§ **Supplied data**
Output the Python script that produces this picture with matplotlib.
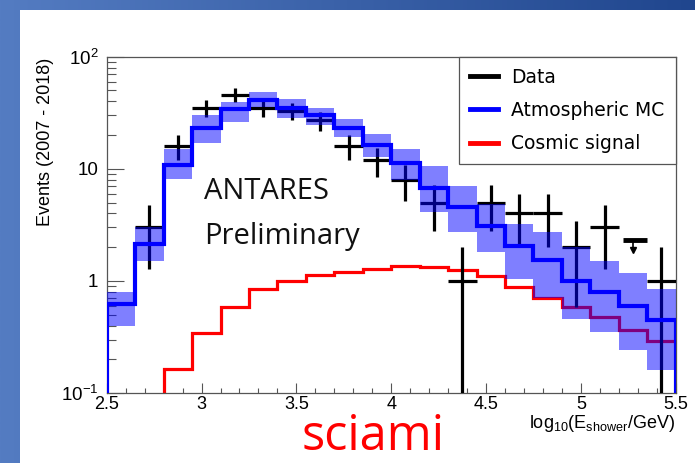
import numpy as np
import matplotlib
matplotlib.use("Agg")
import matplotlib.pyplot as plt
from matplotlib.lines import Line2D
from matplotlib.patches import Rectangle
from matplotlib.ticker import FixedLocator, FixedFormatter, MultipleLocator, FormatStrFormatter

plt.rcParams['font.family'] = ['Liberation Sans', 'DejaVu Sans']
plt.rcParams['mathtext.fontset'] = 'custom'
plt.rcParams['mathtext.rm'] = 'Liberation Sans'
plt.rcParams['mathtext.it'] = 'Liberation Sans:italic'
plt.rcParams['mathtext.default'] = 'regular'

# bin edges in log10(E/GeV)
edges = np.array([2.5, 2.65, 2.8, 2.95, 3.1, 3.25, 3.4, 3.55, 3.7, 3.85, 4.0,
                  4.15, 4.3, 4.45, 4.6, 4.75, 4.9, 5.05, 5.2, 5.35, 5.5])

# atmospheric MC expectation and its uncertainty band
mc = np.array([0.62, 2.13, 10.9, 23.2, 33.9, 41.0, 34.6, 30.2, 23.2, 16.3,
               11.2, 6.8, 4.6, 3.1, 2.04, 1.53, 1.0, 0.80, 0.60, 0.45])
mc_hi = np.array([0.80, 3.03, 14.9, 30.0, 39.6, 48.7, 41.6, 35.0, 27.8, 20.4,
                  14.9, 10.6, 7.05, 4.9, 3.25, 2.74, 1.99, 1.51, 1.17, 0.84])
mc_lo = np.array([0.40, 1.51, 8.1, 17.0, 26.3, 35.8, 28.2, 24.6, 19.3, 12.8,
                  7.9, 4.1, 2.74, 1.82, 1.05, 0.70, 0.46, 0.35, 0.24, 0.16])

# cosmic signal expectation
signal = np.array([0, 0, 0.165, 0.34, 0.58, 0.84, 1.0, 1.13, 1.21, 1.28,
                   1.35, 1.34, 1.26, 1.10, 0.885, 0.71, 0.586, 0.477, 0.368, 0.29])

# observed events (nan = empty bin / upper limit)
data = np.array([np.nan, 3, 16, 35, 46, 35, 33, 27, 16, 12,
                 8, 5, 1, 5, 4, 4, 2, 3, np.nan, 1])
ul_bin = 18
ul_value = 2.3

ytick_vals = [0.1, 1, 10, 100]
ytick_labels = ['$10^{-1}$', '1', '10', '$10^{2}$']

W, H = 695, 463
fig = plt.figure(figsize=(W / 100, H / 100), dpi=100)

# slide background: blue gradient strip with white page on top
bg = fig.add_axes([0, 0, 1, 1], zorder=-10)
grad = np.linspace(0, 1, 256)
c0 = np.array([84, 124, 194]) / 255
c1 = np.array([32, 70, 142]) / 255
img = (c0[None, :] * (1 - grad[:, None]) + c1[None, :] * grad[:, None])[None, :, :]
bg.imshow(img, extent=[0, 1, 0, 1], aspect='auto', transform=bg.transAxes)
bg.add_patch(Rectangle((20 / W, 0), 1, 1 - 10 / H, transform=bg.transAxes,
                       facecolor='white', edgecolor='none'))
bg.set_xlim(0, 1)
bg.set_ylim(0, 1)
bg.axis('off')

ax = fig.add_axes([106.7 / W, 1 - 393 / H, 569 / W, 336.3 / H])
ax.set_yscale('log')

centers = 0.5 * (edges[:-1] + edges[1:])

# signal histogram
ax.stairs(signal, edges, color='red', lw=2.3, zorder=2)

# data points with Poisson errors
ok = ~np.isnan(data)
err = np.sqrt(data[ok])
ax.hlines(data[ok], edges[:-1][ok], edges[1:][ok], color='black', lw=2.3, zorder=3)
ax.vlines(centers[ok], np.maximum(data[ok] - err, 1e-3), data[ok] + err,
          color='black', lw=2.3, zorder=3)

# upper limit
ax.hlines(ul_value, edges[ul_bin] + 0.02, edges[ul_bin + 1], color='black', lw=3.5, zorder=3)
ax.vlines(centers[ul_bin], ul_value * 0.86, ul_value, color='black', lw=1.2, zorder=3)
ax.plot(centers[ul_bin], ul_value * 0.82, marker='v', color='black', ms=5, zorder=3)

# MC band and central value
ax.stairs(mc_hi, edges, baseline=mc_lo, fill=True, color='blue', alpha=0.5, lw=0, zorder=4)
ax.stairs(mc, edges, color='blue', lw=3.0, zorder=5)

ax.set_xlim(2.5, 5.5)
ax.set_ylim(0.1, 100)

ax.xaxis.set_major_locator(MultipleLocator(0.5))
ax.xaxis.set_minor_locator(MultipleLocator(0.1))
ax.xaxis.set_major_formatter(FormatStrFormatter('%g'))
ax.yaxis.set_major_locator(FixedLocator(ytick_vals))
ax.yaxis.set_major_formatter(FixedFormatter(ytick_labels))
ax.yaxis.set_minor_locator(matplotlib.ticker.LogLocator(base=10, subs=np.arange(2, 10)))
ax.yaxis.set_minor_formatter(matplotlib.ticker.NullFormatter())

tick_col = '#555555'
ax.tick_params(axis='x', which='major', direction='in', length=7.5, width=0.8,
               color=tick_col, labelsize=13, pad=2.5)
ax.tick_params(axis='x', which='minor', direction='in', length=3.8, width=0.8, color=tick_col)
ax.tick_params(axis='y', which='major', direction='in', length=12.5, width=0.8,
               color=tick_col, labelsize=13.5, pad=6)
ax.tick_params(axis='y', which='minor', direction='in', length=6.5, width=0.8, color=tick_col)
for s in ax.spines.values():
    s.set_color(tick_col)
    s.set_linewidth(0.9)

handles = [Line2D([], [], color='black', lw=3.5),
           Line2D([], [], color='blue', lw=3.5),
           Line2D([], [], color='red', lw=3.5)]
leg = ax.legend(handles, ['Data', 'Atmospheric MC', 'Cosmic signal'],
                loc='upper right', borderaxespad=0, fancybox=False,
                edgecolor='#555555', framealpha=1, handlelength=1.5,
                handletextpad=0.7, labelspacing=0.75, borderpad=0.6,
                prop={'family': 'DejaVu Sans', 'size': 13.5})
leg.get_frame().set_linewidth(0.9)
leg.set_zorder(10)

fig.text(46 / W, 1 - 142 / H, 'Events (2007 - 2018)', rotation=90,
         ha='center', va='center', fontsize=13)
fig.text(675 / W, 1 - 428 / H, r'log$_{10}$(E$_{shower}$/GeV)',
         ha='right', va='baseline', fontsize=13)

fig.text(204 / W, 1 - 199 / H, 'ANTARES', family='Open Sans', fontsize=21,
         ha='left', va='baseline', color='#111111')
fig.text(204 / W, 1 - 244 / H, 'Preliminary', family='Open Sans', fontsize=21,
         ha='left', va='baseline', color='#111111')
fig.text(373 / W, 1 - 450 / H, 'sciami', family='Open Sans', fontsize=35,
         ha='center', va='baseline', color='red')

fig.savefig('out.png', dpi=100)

§ **Given instruction**
Skip the pictures and restate exactly the lines from the beginning of the listing to the line with "fig = plt.figure(figsize=(W", that line included.

§ **Response to this task**
Output the Python script that produces this picture with matplotlib.
import numpy as np
import matplotlib
matplotlib.use("Agg")
import matplotlib.pyplot as plt
from matplotlib.lines import Line2D
from matplotlib.patches import Rectangle
from matplotlib.ticker import FixedLocator, FixedFormatter, MultipleLocator, FormatStrFormatter

plt.rcParams['font.family'] = ['Liberation Sans', 'DejaVu Sans']
plt.rcParams['mathtext.fontset'] = 'custom'
plt.rcParams['mathtext.rm'] = 'Liberation Sans'
plt.rcParams['mathtext.it'] = 'Liberation Sans:italic'
plt.rcParams['mathtext.default'] = 'regular'

# bin edges in log10(E/GeV)
edges = np.array([2.5, 2.65, 2.8, 2.95, 3.1, 3.25, 3.4, 3.55, 3.7, 3.85, 4.0,
                  4.15, 4.3, 4.45, 4.6, 4.75, 4.9, 5.05, 5.2, 5.35, 5.5])

# atmospheric MC expectation and its uncertainty band
mc = np.array([0.62, 2.13, 10.9, 23.2, 33.9, 41.0, 34.6, 30.2, 23.2, 16.3,
               11.2, 6.8, 4.6, 3.1, 2.04, 1.53, 1.0, 0.80, 0.60, 0.45])
mc_hi = np.array([0.80, 3.03, 14.9, 30.0, 39.6, 48.7, 41.6, 35.0, 27.8, 20.4,
                  14.9, 10.6, 7.05, 4.9, 3.25, 2.74, 1.99, 1.51, 1.17, 0.84])
mc_lo = np.array([0.40, 1.51, 8.1, 17.0, 26.3, 35.8, 28.2, 24.6, 19.3, 12.8,
                  7.9, 4.1, 2.74, 1.82, 1.05, 0.70, 0.46, 0.35, 0.24, 0.16])

# cosmic signal expectation
signal = np.array([0, 0, 0.165, 0.34, 0.58, 0.84, 1.0, 1.13, 1.21, 1.28,
                   1.35, 1.34, 1.26, 1.10, 0.885, 0.71, 0.586, 0.477, 0.368, 0.29])

# observed events (nan = empty bin / upper limit)
data = np.array([np.nan, 3, 16, 35, 46, 35, 33, 27, 16, 12,
                 8, 5, 1, 5, 4, 4, 2, 3, np.nan, 1])
ul_bin = 18
ul_value = 2.3

ytick_vals = [0.1, 1, 10, 100]
ytick_labels = ['$10^{-1}$', '1', '10', '$10^{2}$']

W, H = 695, 463
fig = plt.figure(figsize=(W / 100, H / 100), dpi=100)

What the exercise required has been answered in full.